Steve Corry, of 555 Congress Street in Portland
Steve Corry—whom Food & Wine magazine named one of the “Best New Chefs in the U.S.” in 2007—began his professional life as a beer maker and came to Portland with plans to open a brewpub nearby. But a stint at the New England Culinary Institute in Vermont led Corry and his wife, Michelle, to open 555 Congress Street in 2003. In 2012, the Maine Restaurant Association named Corry "Chef of the Year." When the Corrys first came to Maine, they thought they detected early signs “of something that would blossom into a major culinary scene," Steve Corry says. "But what’s happened is almost unbelievable—not just at restaurants, but with the farmers and the farmers’ markets, the cheese makers, so many more. The whole thing is growing into something better than you’d find even in Boston. What’s happening in Maine is not just a trend or a fad. It’s a movement with deep roots. It’s staggering, really.”

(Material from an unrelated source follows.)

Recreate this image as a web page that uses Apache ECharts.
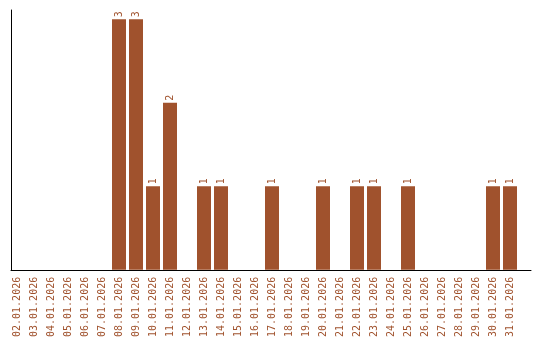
<!DOCTYPE html>
<html><head><meta charset="utf-8">
<script src="https://cdn.jsdelivr.net/npm/echarts@6/dist/echarts.min.js"></script>
<style>html,body{margin:0;padding:0;background:#fff}#c{width:540px;height:340px}</style>
</head><body><div id="c"></div>
<script>
const categories = ["02.01.2026","03.01.2026","04.01.2026","05.01.2026","06.01.2026","07.01.2026","08.01.2026","09.01.2026","10.01.2026","11.01.2026","12.01.2026","13.01.2026","14.01.2026","15.01.2026","16.01.2026","17.01.2026","18.01.2026","19.01.2026","20.01.2026","21.01.2026","22.01.2026","23.01.2026","24.01.2026","25.01.2026","26.01.2026","27.01.2026","28.01.2026","29.01.2026","30.01.2026","31.01.2026"];
const values = [null,null,null,null,null,null,3,3,1,2,null,1,1,null,null,1,null,null,1,null,1,1,null,1,null,null,null,null,1,1];
const color = '#a0522d';
const font = 'DejaVu Sans Mono';
const chart = echarts.init(document.getElementById('c'), null, {renderer:'canvas'});
chart.setOption({
  animation:false,
  grid:[
    {left:8.5, width:510, top:10, height:260},
    {left:11, right:9, top:10, height:260}
  ],
  xAxis:[
    {type:'category', gridIndex:0, data:categories,
     axisLine:{show:false}, axisTick:{show:false},
     axisLabel:{rotate:90, margin:7, interval:0, color:color, fontFamily:font, fontSize:10}},
    {type:'value', gridIndex:1, min:0, max:1, splitLine:{show:false}, axisTick:{show:false}, axisLabel:{show:false},
     axisLine:{show:true, lineStyle:{color:'#000', width:1}}}
  ],
  yAxis:[
    {type:'value', gridIndex:0, min:0, max:3.11, show:false},
    {type:'value', gridIndex:1, min:0, max:1, splitLine:{show:false}, axisTick:{show:false}, axisLabel:{show:false},
     axisLine:{show:true, lineStyle:{color:'#000', width:1}}}
  ],
  series:[{
    type:'bar', xAxisIndex:0, yAxisIndex:0, data:values, barWidth:14,
    itemStyle:{color:color},
    label:{show:true, position:'top', rotate:90, distance:2, align:'left', verticalAlign:'middle',
      color:color, fontFamily:font, fontSize:10}
  }]
});
</script></body></html>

Jonathan Cartwright, of The White Barn Inn in Kennebunkport
The White Barn Inn is the only restaurant in New England to win both the AAA Five Diamond and Mobile Five Star Awards. It also topped Conde Nast Traveler's “Best of the Best” award for any restaurant at a resort worldwide. But Executive Chef Jonathan Cartwright, who came to The White Barn Inn in 1996, never dreamed of this job. “I wanted to be the first Englishman to win the Tour de France,” says the native of Sheffield, England. But as he worked at various restaurants, including The Savoy in London, Cartwright decided that cooking and cycling have a lot in common. “They required similar teamwork, commitment, dedication, hard work and patience. I found that I enjoyed cooking very much.”